• _Instructions for the task_: An exact copy of all the data is required, with pictures left out.
.....
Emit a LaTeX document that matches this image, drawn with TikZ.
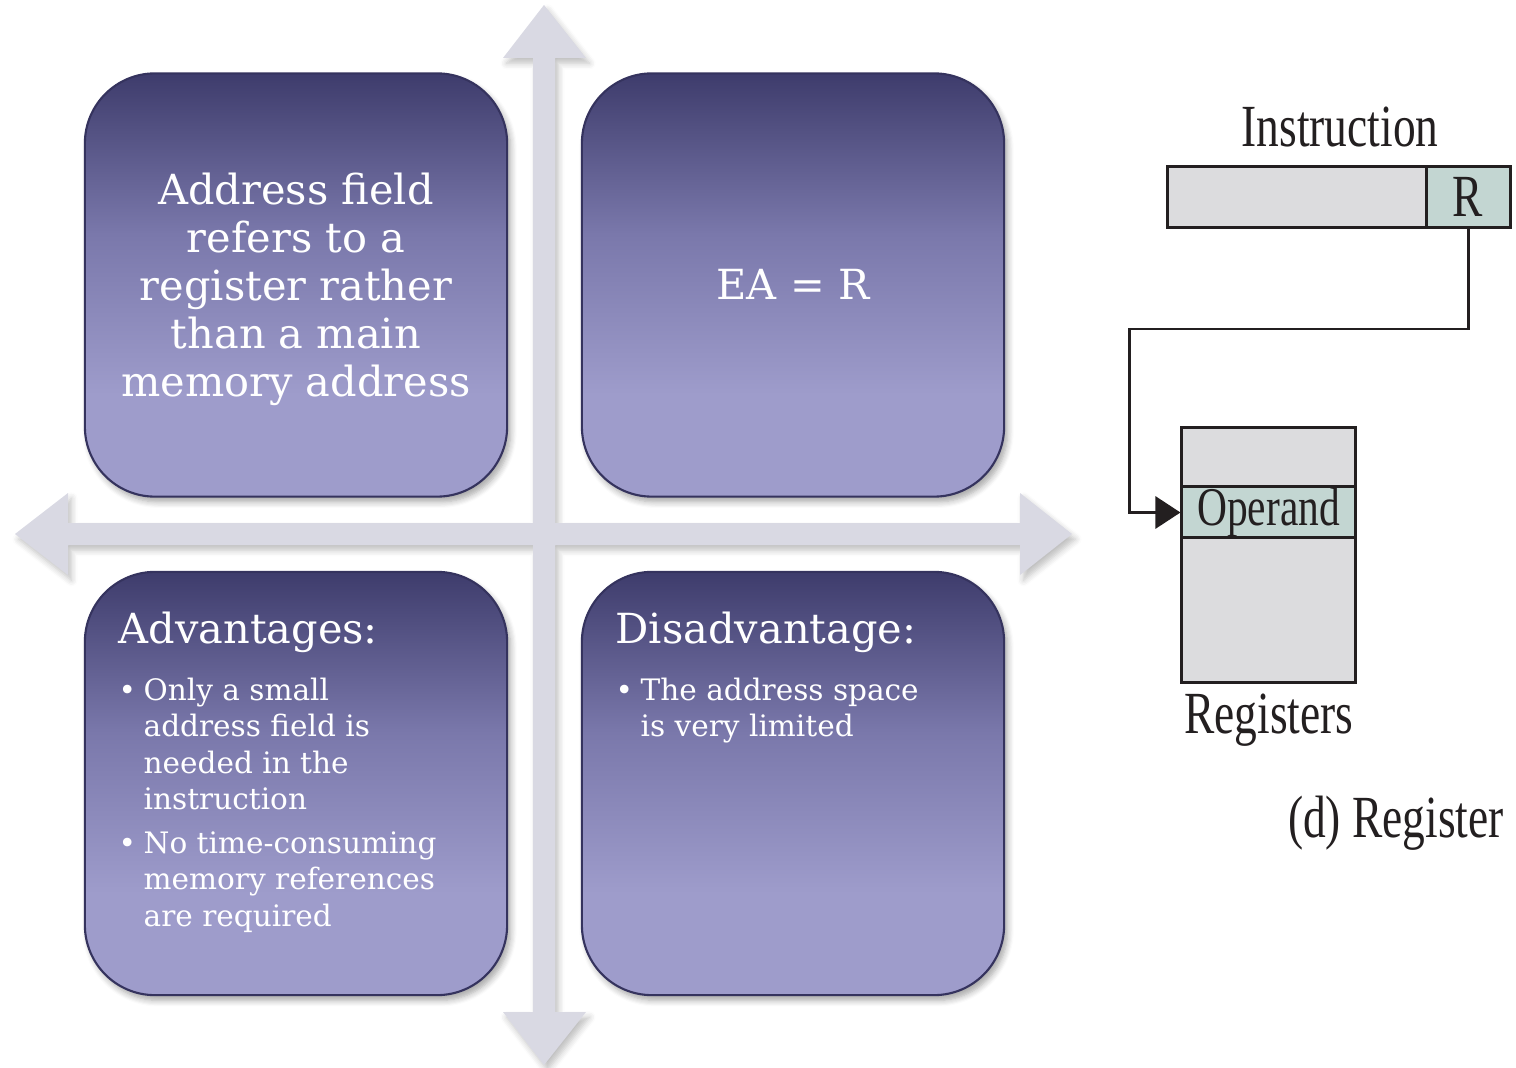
\documentclass[tikz,border=0pt]{standalone}
\usepackage{fontspec}
\usetikzlibrary{arrows.meta,shadows.blur}
\newfontfamily\tilefont{DejaVu Serif}
\newfontfamily\figfont[FakeStretch=0.76]{Liberation Serif}
\definecolor{tileTop}{HTML}{3E3C6C}
\definecolor{tileMid}{HTML}{7A78AB}
\definecolor{tileBot}{HTML}{9E9CCB}
\definecolor{tileEdge}{HTML}{35335E}
\definecolor{axisGray}{HTML}{D9D9E3}
\definecolor{cellGray}{HTML}{DCDCDE}
\definecolor{cellTeal}{HTML}{C3D6D2}
\definecolor{inkDark}{HTML}{231F20}
% vertical gradient of the tiles: light at the bottom, dark at the top
\pgfdeclareverticalshading{tileshade}{100bp}{color(0bp)=(tileBot); color(25bp)=(tileBot); color(37bp)=(tileBot); color(56bp)=(tileMid); color(75bp)=(tileTop); color(100bp)=(tileTop)}
% multi-line text whose baseline is that of its first line
\newcommand{\firstlines}[1]{\begin{tabular}[t]{@{}l@{}}#1\end{tabular}}
\tikzset{
  tile/.style={shade, shading=tileshade, draw=tileEdge, line width=0.6pt,
    rounded corners=0.7cm, minimum width=4.22cm, minimum height=4.23cm,
    inner sep=0pt, text=white, align=center,
    blur shadow={shadow xshift=1pt, shadow yshift=-1.5pt, shadow blur steps=6, shadow opacity=35}},
  axisarrow/.style={fill=axisGray, draw=none,
    blur shadow={shadow xshift=1pt, shadow yshift=-1.5pt, shadow blur steps=5, shadow opacity=25}},
  bigtext/.style={font=\tilefont\fontsize{11.8}{13.7}\selectfont},
  headtext/.style={text=white, inner sep=0pt, anchor=base west, font=\tilefont\fontsize{11.8}{14}\selectfont},
  itemtext/.style={text=white, inner sep=0pt, anchor=base west, font=\tilefont\fontsize{8.4}{10.4}\selectfont},
  bulletmark/.style={text=white, inner sep=0pt, anchor=base west, font=\tilefont\fontsize{8.4}{10.4}\selectfont},
  cell/.style={draw=inkDark, line width=0.85pt, inner sep=0pt},
  figtext/.style={text=inkDark, inner sep=0pt, font=\figfont\fontsize{17}{20}\selectfont},
  link/.style={draw=inkDark, line width=0.85pt, -{Triangle[length=0.25cm,width=0.32cm]}}
}
\begin{document}
\begin{tikzpicture}[x=0.01cm, y=-0.01cm]
\useasboundingbox (0,0) rectangle (1516,1067);

% crossing axes, one outline with four heads
\path[axisarrow] (544,5) -- (586,58) -- (555,58) -- (555,523) -- (1020,523) -- (1020,493)
  -- (1072,534) -- (1020,575) -- (1020,545) -- (555,545) -- (555,1012) -- (586,1012)
  -- (544,1065) -- (503,1012) -- (533,1012) -- (533,545) -- (68,545) -- (68,575)
  -- (15,534) -- (68,493) -- (68,523) -- (533,523) -- (533,58) -- (503,58) -- cycle;

% four tiles
\node[tile, bigtext] (desc) at (296,285) {};
\node[tile, bigtext] (ea) at (793,285) {};
\node[tile] (adv) at (296,783.5) {};
\node[tile] (dis) at (793,783.5) {};

% statement of the mode
\node[text=white, align=center, bigtext, inner sep=0pt, anchor=north] (desctext) at (296,172)
  {Address field\\refers to a\\register rather\\than a main\\memory address};
\node[text=white, bigtext, inner sep=0pt, anchor=base] (eatext) at (793,300) {EA = R};

% advantages
\node[headtext] (advhead) at (118,643) {Advantages:};
\node[bulletmark] (advb1) at (118,700) {\textbullet};
\node[itemtext] (advt1) at (143,700) {\firstlines{Only a small\\address field is\\needed in the\\instruction}};
\node[bulletmark] (advb2) at (118,853) {\textbullet};
\node[itemtext] (advt2) at (143,853) {\firstlines{No time-consuming\\memory references\\are required}};

% disadvantage
\node[headtext] (dishead) at (615,643) {Disadvantage:};
\node[bulletmark] (disb1) at (615,700) {\textbullet};
\node[itemtext] (dist1) at (640,700) {\firstlines{The address space\\is very limited}};

% register addressing figure
\node[figtext, anchor=base] (instr) at (1340,147) {Instruction};
\node[cell, fill=cellGray, minimum width=2.58cm, minimum height=0.6cm] (ifield) at (1297,197) {};
\node[cell, fill=cellTeal, minimum width=0.84cm, minimum height=0.6cm, figtext] (rfield) at (1468,197) {R};

\node[cell, fill=cellGray, minimum width=1.73cm, minimum height=0.59cm] (regtop) at (1268.5,457.5) {};
\node[cell, fill=cellTeal, minimum width=1.73cm, minimum height=0.51cm, figtext, font=\figfont\fontsize{15.5}{18}\selectfont] (opnd) at (1268.5,512.5) {Operand};
\node[cell, fill=cellGray, minimum width=1.73cm, minimum height=1.44cm] (regbot) at (1268.5,610) {};

\coordinate (elbow) at (1129,329);
\draw[link] (rfield.south) |- (elbow) |- (opnd.west);

\node[figtext, anchor=base] (reglabel) at (1269,733) {Registers};
\node[figtext, anchor=base] (caption) at (1396,837) {(d) Register};
\end{tikzpicture}
\end{document}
.....
• _Worked solution_:
Emit a LaTeX document that matches this image, drawn with TikZ.
\documentclass[tikz,border=0pt]{standalone}
\usepackage{fontspec}
\usetikzlibrary{arrows.meta,shadows.blur}
\newfontfamily\tilefont{DejaVu Serif}
\newfontfamily\figfont[FakeStretch=0.76]{Liberation Serif}
\definecolor{tileTop}{HTML}{3E3C6C}
\definecolor{tileMid}{HTML}{7A78AB}
\definecolor{tileBot}{HTML}{9E9CCB}
\definecolor{tileEdge}{HTML}{35335E}
\definecolor{axisGray}{HTML}{D9D9E3}
\definecolor{cellGray}{HTML}{DCDCDE}
\definecolor{cellTeal}{HTML}{C3D6D2}
\definecolor{inkDark}{HTML}{231F20}
% vertical gradient of the tiles: light at the bottom, dark at the top
\pgfdeclareverticalshading{tileshade}{100bp}{color(0bp)=(tileBot); color(25bp)=(tileBot); color(37bp)=(tileBot); color(56bp)=(tileMid); color(75bp)=(tileTop); color(100bp)=(tileTop)}
% multi-line text whose baseline is that of its first line
\newcommand{\firstlines}[1]{\begin{tabular}[t]{@{}l@{}}#1\end{tabular}}
\tikzset{
  tile/.style={shade, shading=tileshade, draw=tileEdge, line width=0.6pt,
    rounded corners=0.7cm, minimum width=4.22cm, minimum height=4.23cm,
    inner sep=0pt, text=white, align=center,
    blur shadow={shadow xshift=1pt, shadow yshift=-1.5pt, shadow blur steps=6, shadow opacity=35}},
  axisarrow/.style={fill=axisGray, draw=none,
    blur shadow={shadow xshift=1pt, shadow yshift=-1.5pt, shadow blur steps=5, shadow opacity=25}},
  bigtext/.style={font=\tilefont\fontsize{11.8}{13.7}\selectfont},
  headtext/.style={text=white, inner sep=0pt, anchor=base west, font=\tilefont\fontsize{11.8}{14}\selectfont},
  itemtext/.style={text=white, inner sep=0pt, anchor=base west, font=\tilefont\fontsize{8.4}{10.4}\selectfont},
  bulletmark/.style={text=white, inner sep=0pt, anchor=base west, font=\tilefont\fontsize{8.4}{10.4}\selectfont},
  cell/.style={draw=inkDark, line width=0.85pt, inner sep=0pt},
  figtext/.style={text=inkDark, inner sep=0pt, font=\figfont\fontsize{17}{20}\selectfont},
  link/.style={draw=inkDark, line width=0.85pt, -{Triangle[length=0.25cm,width=0.32cm]}}
}
\begin{document}
\begin{tikzpicture}[x=0.01cm, y=-0.01cm]
\useasboundingbox (0,0) rectangle (1516,1067);

% crossing axes, one outline with four heads
\path[axisarrow] (544,5) -- (586,58) -- (555,58) -- (555,523) -- (1020,523) -- (1020,493)
  -- (1072,534) -- (1020,575) -- (1020,545) -- (555,545) -- (555,1012) -- (586,1012)
  -- (544,1065) -- (503,1012) -- (533,1012) -- (533,545) -- (68,545) -- (68,575)
  -- (15,534) -- (68,493) -- (68,523) -- (533,523) -- (533,58) -- (503,58) -- cycle;

% four tiles
\node[tile, bigtext] (desc) at (296,285) {};
\node[tile, bigtext] (ea) at (793,285) {};
\node[tile] (adv) at (296,783.5) {};
\node[tile] (dis) at (793,783.5) {};

% statement of the mode
\node[text=white, align=center, bigtext, inner sep=0pt, anchor=north] (desctext) at (296,172)
  {Address field\\refers to a\\register rather\\than a main\\memory address};
\node[text=white, bigtext, inner sep=0pt, anchor=base] (eatext) at (793,300) {EA = R};

% advantages
\node[headtext] (advhead) at (118,643) {Advantages:};
\node[bulletmark] (advb1) at (118,700) {\textbullet};
\node[itemtext] (advt1) at (143,700) {\firstlines{Only a small\\address field is\\needed in the\\instruction}};
\node[bulletmark] (advb2) at (118,853) {\textbullet};
\node[itemtext] (advt2) at (143,853) {\firstlines{No time-consuming\\memory references\\are required}};

% disadvantage
\node[headtext] (dishead) at (615,643) {Disadvantage:};
\node[bulletmark] (disb1) at (615,700) {\textbullet};
\node[itemtext] (dist1) at (640,700) {\firstlines{The address space\\is very limited}};

% register addressing figure
\node[figtext, anchor=base] (instr) at (1340,147) {Instruction};
\node[cell, fill=cellGray, minimum width=2.58cm, minimum height=0.6cm] (ifield) at (1297,197) {};
\node[cell, fill=cellTeal, minimum width=0.84cm, minimum height=0.6cm, figtext] (rfield) at (1468,197) {R};

\node[cell, fill=cellGray, minimum width=1.73cm, minimum height=0.59cm] (regtop) at (1268.5,457.5) {};
\node[cell, fill=cellTeal, minimum width=1.73cm, minimum height=0.51cm, figtext, font=\figfont\fontsize{15.5}{18}\selectfont] (opnd) at (1268.5,512.5) {Operand};
\node[cell, fill=cellGray, minimum width=1.73cm, minimum height=1.44cm] (regbot) at (1268.5,610) {};

\coordinate (elbow) at (1129,329);
\draw[link] (rfield.south) |- (elbow) |- (opnd.west);

\node[figtext, anchor=base] (reglabel) at (1269,733) {Registers};
\node[figtext, anchor=base] (caption) at (1396,837) {(d) Register};
\end{tikzpicture}
\end{document}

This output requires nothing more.